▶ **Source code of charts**

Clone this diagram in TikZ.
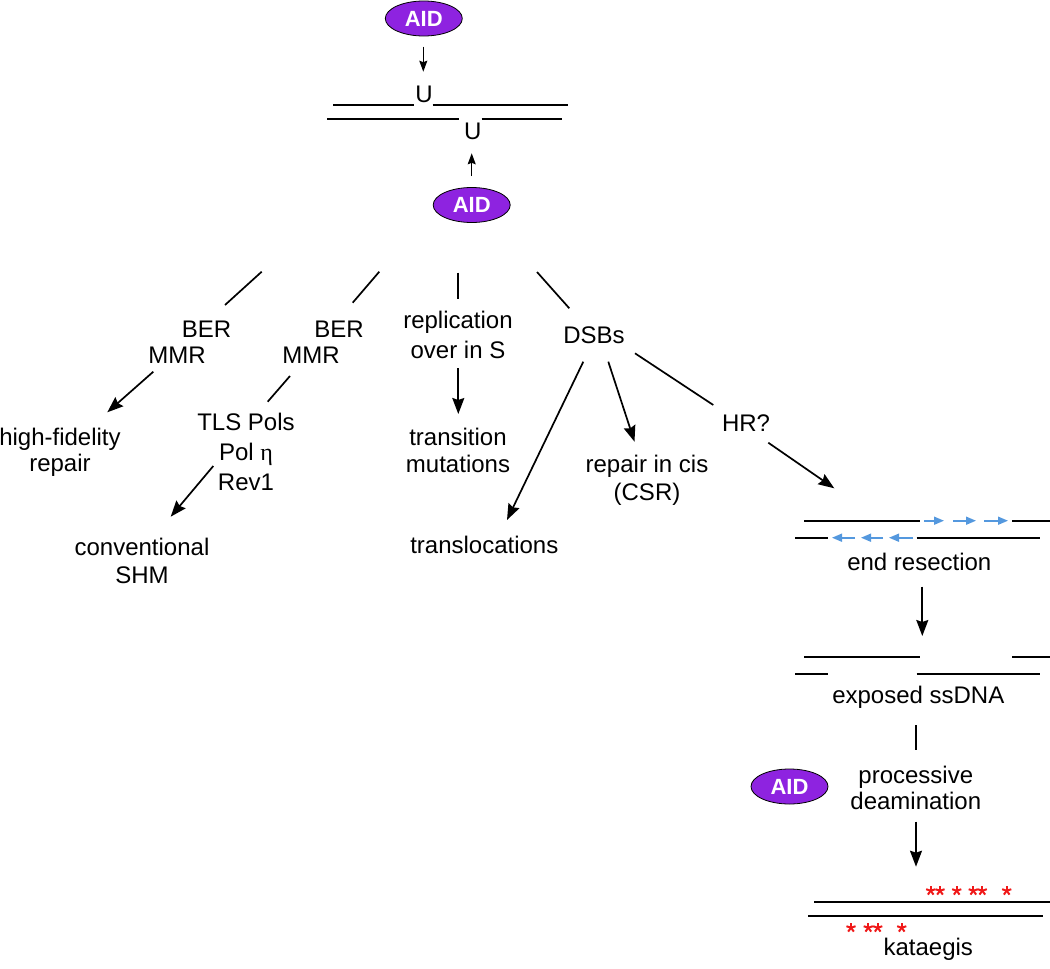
\documentclass[tikz,border=0pt]{standalone}
\usepackage{fontspec}
\setmainfont{Liberation Sans}
\newfontfamily\etafont{Liberation Serif}
\usetikzlibrary{arrows.meta,shapes.geometric}
\definecolor{aidpurple}{RGB}{142,35,224}
\definecolor{resblue}{RGB}{84,152,222}
\definecolor{katred}{RGB}{240,24,24}
\newcommand\ml[2]{{\fontsize{24}{#1}\selectfont\begin{tabular}[t]{@{}c@{}}#2\end{tabular}}}
\begin{document}
\begin{tikzpicture}[x=1pt,y=-1pt,
  lbl/.style={anchor=base, inner sep=0pt, font=\fontsize{24}{28}\selectfont},
  aid/.style={ellipse, draw=black, line width=0.8pt, fill=aidpurple, minimum width=77pt, minimum height=35pt, inner sep=0pt, text=white, font=\fontsize{22}{24}\selectfont\bfseries},
  ln/.style={line width=1.7pt},
  arr/.style={line width=1.7pt, -{Stealth[length=16pt,width=12pt,inset=2pt]}},
  sarr/.style={line width=1.2pt, -{Stealth[length=11pt,width=8pt,inset=1.5pt]}},
  barr/.style={resblue, line width=1.6pt, -{Stealth[length=10pt,width=8pt,inset=0pt]}},
  pics/kstar/.style={code={\foreach \a in {270,342,54,126,198} \draw[katred,line width=2pt] (0,0) -- (\a:4.8);}}
]
\useasboundingbox (0,0) rectangle (1050,969);

% top: AID and DNA with U
\node[aid] (aid1) at (423.8,18.5) {AID};
\node[aid] (aid2) at (471.7,205) {AID};
\node[aid] (aid3) at (789.5,786.5) {AID};
\node[lbl] (u1) at (424,102.7) {U};
\node[lbl] (u2) at (472.8,139.3) {U};
\coordinate (a1s) at (423.3,46.7); \coordinate (a1e) at (423.3,71.7);
\coordinate (a2s) at (471.7,176); \coordinate (a2e) at (471.7,153.3);
\draw[sarr] (a1s) -- (a1e);
\draw[sarr] (a2s) -- (a2e);
\coordinate (t1) at (333,105.3); \coordinate (t2) at (414.3,105.3);
\coordinate (t3) at (432.7,105.3); \coordinate (t4) at (568,105.3);
\coordinate (b1) at (327,118.7); \coordinate (b2) at (459.3,118.7);
\coordinate (b3) at (481.7,118.7); \coordinate (b4) at (562,118.7);
\draw[ln] (t1) -- (t2) (t3) -- (t4) (b1) -- (b2) (b3) -- (b4);

% labels
\node[lbl] (ber1) at (206.5,337) {BER};
\node[lbl] (mmr1) at (177,363.3) {MMR};
\node[lbl] (ber2) at (339,337) {BER};
\node[lbl] (mmr2) at (311,363.3) {MMR};
\node[lbl] (repl) at (458,328.3) {\ml{30}{replication\\over in S}};
\node[lbl] (dsb) at (594,343.3) {DSBs};
\node[lbl] (hf) at (60,445.7) {\ml{26}{high-fidelity\\repair}};
\node[lbl] (tls) at (246,430.7) {\ml{29.7}{TLS Pols\\Pol {\etafont η}\\Rev1}};
\node[lbl] (trans) at (458,445) {\ml{27.7}{transition\\mutations}};
\node[lbl] (csr) at (647,472.7) {\ml{27.3}{repair in cis\\(CSR)}};
\node[lbl] (hr) at (746,431.7) {HR?};
\node[lbl] (conv) at (142,555) {\ml{28}{conventional\\SHM}};
\node[lbl] (transloc) at (484.3,553.3) {translocations};
\node[lbl] (endres) at (919.3,570.7) {end resection};
\node[lbl] (exposed) at (918.3,703.3) {exposed ssDNA};
\node[lbl] (proc) at (915.8,783.3) {\ml{26}{processive\\deamination}};
\node[lbl] (kat) at (928.3,955) {kataegis};

% connectors
\coordinate (c1a) at (261.7,271.7); \coordinate (c1b) at (225,305);
\coordinate (c2a) at (379.3,271.7); \coordinate (c2b) at (352.7,302.7);
\coordinate (c3a) at (458.3,272.7); \coordinate (c3b) at (458.3,299.3);
\coordinate (c4a) at (537,272); \coordinate (c4b) at (569.3,308.3);
\draw[ln] (c1a) -- (c1b);
\draw[ln] (c2a) -- (c2b);
\draw[ln] (c3a) -- (c3b);
\draw[ln] (c4a) -- (c4b);
\coordinate (d1a) at (153.3,371.7); \coordinate (d1b) at (107.3,412.3);
\draw[arr] (d1a) -- (d1b);
\coordinate (d2a) at (290,376); \coordinate (d2b) at (267.7,401.7);
\draw[ln] (d2a) -- (d2b);
\coordinate (d3a) at (213.3,466); \coordinate (d3b) at (170.7,516.7);
\draw[arr] (d3a) -- (d3b);
\coordinate (d4a) at (458.3,368.3); \coordinate (d4b) at (458.3,414);
\draw[arr] (d4a) -- (d4b);
\coordinate (d5a) at (583.3,361.7); \coordinate (d5b) at (507,520);
\draw[arr] (d5a) -- (d5b);
\coordinate (d6a) at (608.3,361.7); \coordinate (d6b) at (634.5,441.7);
\draw[arr] (d6a) -- (d6b);
\coordinate (d7a) at (635,353.3); \coordinate (d7b) at (713.3,405);
\draw[ln] (d7a) -- (d7b);
\coordinate (d8a) at (768.3,442.7); \coordinate (d8b) at (834.3,488.3);
\draw[arr] (d8a) -- (d8b);
\coordinate (d9a) at (922.3,586.7); \coordinate (d9b) at (922.3,636);
\draw[arr] (d9a) -- (d9b);
\coordinate (d10a) at (915.7,725); \coordinate (d10b) at (915.7,750);
\draw[ln] (d10a) -- (d10b);
\coordinate (d11a) at (916,821.7); \coordinate (d11b) at (916,866.7);
\draw[arr] (d11a) -- (d11b);

% end resection strands
\draw[ln] (804,520.7) -- (920,520.7) (1012,520.7) -- (1050,520.7);
\draw[barr] (924,520.7) -- (944,520.7);
\draw[barr] (953,520.7) -- (976,520.7);
\draw[barr] (984,520.7) -- (1008,520.7);
\draw[ln] (795,537.7) -- (828.3,537.7) (916.7,537.7) -- (1040,537.7);
\draw[barr] (855,537.7) -- (832,537.7);
\draw[barr] (883,537.7) -- (861,537.7);
\draw[barr] (913,537.7) -- (889,537.7);

% exposed ssDNA strands
\draw[ln] (804,656.7) -- (920,656.7) (1012,656.7) -- (1050,656.7);
\draw[ln] (795,674) -- (828.3,674) (916.7,674) -- (1040,674);

% kataegis strands and mutations
\draw[ln] (814,901.7) -- (1050,901.7);
\draw[ln] (808.3,915.7) -- (1043.3,915.7);
\foreach \x in {930.7,940,956.7,973.3,982.3,1006.7} \pic at (\x,890.7) {kstar};
\foreach \x in {851,868.3,877.7,901.7} \pic at (\x,927.7) {kstar};
\end{tikzpicture}
\end{document}
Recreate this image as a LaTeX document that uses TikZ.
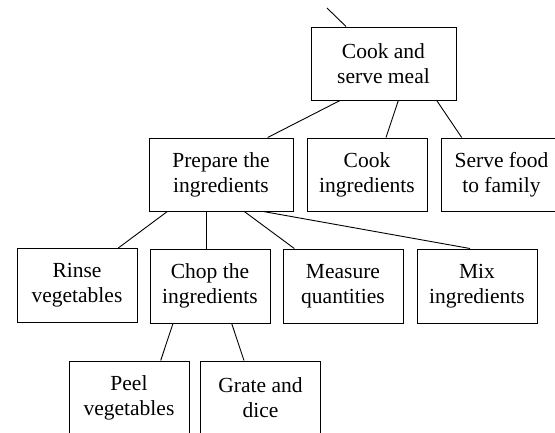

▶ **Short exercise**
Each entry shown above must be quoted exactly, with its pictures left out.

▶ **The output**
Clone this diagram in TikZ.
\documentclass[tikz,border=0pt]{standalone}
\usepackage{fontspec}
\setmainfont{Liberation Sans}
\newfontfamily\etafont{Liberation Serif}
\usetikzlibrary{arrows.meta,shapes.geometric}
\definecolor{aidpurple}{RGB}{142,35,224}
\definecolor{resblue}{RGB}{84,152,222}
\definecolor{katred}{RGB}{240,24,24}
\newcommand\ml[2]{{\fontsize{24}{#1}\selectfont\begin{tabular}[t]{@{}c@{}}#2\end{tabular}}}
\begin{document}
\begin{tikzpicture}[x=1pt,y=-1pt,
  lbl/.style={anchor=base, inner sep=0pt, font=\fontsize{24}{28}\selectfont},
  aid/.style={ellipse, draw=black, line width=0.8pt, fill=aidpurple, minimum width=77pt, minimum height=35pt, inner sep=0pt, text=white, font=\fontsize{22}{24}\selectfont\bfseries},
  ln/.style={line width=1.7pt},
  arr/.style={line width=1.7pt, -{Stealth[length=16pt,width=12pt,inset=2pt]}},
  sarr/.style={line width=1.2pt, -{Stealth[length=11pt,width=8pt,inset=1.5pt]}},
  barr/.style={resblue, line width=1.6pt, -{Stealth[length=10pt,width=8pt,inset=0pt]}},
  pics/kstar/.style={code={\foreach \a in {270,342,54,126,198} \draw[katred,line width=2pt] (0,0) -- (\a:4.8);}}
]
\useasboundingbox (0,0) rectangle (1050,969);

% top: AID and DNA with U
\node[aid] (aid1) at (423.8,18.5) {AID};
\node[aid] (aid2) at (471.7,205) {AID};
\node[aid] (aid3) at (789.5,786.5) {AID};
\node[lbl] (u1) at (424,102.7) {U};
\node[lbl] (u2) at (472.8,139.3) {U};
\coordinate (a1s) at (423.3,46.7); \coordinate (a1e) at (423.3,71.7);
\coordinate (a2s) at (471.7,176); \coordinate (a2e) at (471.7,153.3);
\draw[sarr] (a1s) -- (a1e);
\draw[sarr] (a2s) -- (a2e);
\coordinate (t1) at (333,105.3); \coordinate (t2) at (414.3,105.3);
\coordinate (t3) at (432.7,105.3); \coordinate (t4) at (568,105.3);
\coordinate (b1) at (327,118.7); \coordinate (b2) at (459.3,118.7);
\coordinate (b3) at (481.7,118.7); \coordinate (b4) at (562,118.7);
\draw[ln] (t1) -- (t2) (t3) -- (t4) (b1) -- (b2) (b3) -- (b4);

% labels
\node[lbl] (ber1) at (206.5,337) {BER};
\node[lbl] (mmr1) at (177,363.3) {MMR};
\node[lbl] (ber2) at (339,337) {BER};
\node[lbl] (mmr2) at (311,363.3) {MMR};
\node[lbl] (repl) at (458,328.3) {\ml{30}{replication\\over in S}};
\node[lbl] (dsb) at (594,343.3) {DSBs};
\node[lbl] (hf) at (60,445.7) {\ml{26}{high-fidelity\\repair}};
\node[lbl] (tls) at (246,430.7) {\ml{29.7}{TLS Pols\\Pol {\etafont η}\\Rev1}};
\node[lbl] (trans) at (458,445) {\ml{27.7}{transition\\mutations}};
\node[lbl] (csr) at (647,472.7) {\ml{27.3}{repair in cis\\(CSR)}};
\node[lbl] (hr) at (746,431.7) {HR?};
\node[lbl] (conv) at (142,555) {\ml{28}{conventional\\SHM}};
\node[lbl] (transloc) at (484.3,553.3) {translocations};
\node[lbl] (endres) at (919.3,570.7) {end resection};
\node[lbl] (exposed) at (918.3,703.3) {exposed ssDNA};
\node[lbl] (proc) at (915.8,783.3) {\ml{26}{processive\\deamination}};
\node[lbl] (kat) at (928.3,955) {kataegis};

% connectors
\coordinate (c1a) at (261.7,271.7); \coordinate (c1b) at (225,305);
\coordinate (c2a) at (379.3,271.7); \coordinate (c2b) at (352.7,302.7);
\coordinate (c3a) at (458.3,272.7); \coordinate (c3b) at (458.3,299.3);
\coordinate (c4a) at (537,272); \coordinate (c4b) at (569.3,308.3);
\draw[ln] (c1a) -- (c1b);
\draw[ln] (c2a) -- (c2b);
\draw[ln] (c3a) -- (c3b);
\draw[ln] (c4a) -- (c4b);
\coordinate (d1a) at (153.3,371.7); \coordinate (d1b) at (107.3,412.3);
\draw[arr] (d1a) -- (d1b);
\coordinate (d2a) at (290,376); \coordinate (d2b) at (267.7,401.7);
\draw[ln] (d2a) -- (d2b);
\coordinate (d3a) at (213.3,466); \coordinate (d3b) at (170.7,516.7);
\draw[arr] (d3a) -- (d3b);
\coordinate (d4a) at (458.3,368.3); \coordinate (d4b) at (458.3,414);
\draw[arr] (d4a) -- (d4b);
\coordinate (d5a) at (583.3,361.7); \coordinate (d5b) at (507,520);
\draw[arr] (d5a) -- (d5b);
\coordinate (d6a) at (608.3,361.7); \coordinate (d6b) at (634.5,441.7);
\draw[arr] (d6a) -- (d6b);
\coordinate (d7a) at (635,353.3); \coordinate (d7b) at (713.3,405);
\draw[ln] (d7a) -- (d7b);
\coordinate (d8a) at (768.3,442.7); \coordinate (d8b) at (834.3,488.3);
\draw[arr] (d8a) -- (d8b);
\coordinate (d9a) at (922.3,586.7); \coordinate (d9b) at (922.3,636);
\draw[arr] (d9a) -- (d9b);
\coordinate (d10a) at (915.7,725); \coordinate (d10b) at (915.7,750);
\draw[ln] (d10a) -- (d10b);
\coordinate (d11a) at (916,821.7); \coordinate (d11b) at (916,866.7);
\draw[arr] (d11a) -- (d11b);

% end resection strands
\draw[ln] (804,520.7) -- (920,520.7) (1012,520.7) -- (1050,520.7);
\draw[barr] (924,520.7) -- (944,520.7);
\draw[barr] (953,520.7) -- (976,520.7);
\draw[barr] (984,520.7) -- (1008,520.7);
\draw[ln] (795,537.7) -- (828.3,537.7) (916.7,537.7) -- (1040,537.7);
\draw[barr] (855,537.7) -- (832,537.7);
\draw[barr] (883,537.7) -- (861,537.7);
\draw[barr] (913,537.7) -- (889,537.7);

% exposed ssDNA strands
\draw[ln] (804,656.7) -- (920,656.7) (1012,656.7) -- (1050,656.7);
\draw[ln] (795,674) -- (828.3,674) (916.7,674) -- (1040,674);

% kataegis strands and mutations
\draw[ln] (814,901.7) -- (1050,901.7);
\draw[ln] (808.3,915.7) -- (1043.3,915.7);
\foreach \x in {930.7,940,956.7,973.3,982.3,1006.7} \pic at (\x,890.7) {kstar};
\foreach \x in {851,868.3,877.7,901.7} \pic at (\x,927.7) {kstar};
\end{tikzpicture}
\end{document}
Recreate this image as a LaTeX document that uses TikZ.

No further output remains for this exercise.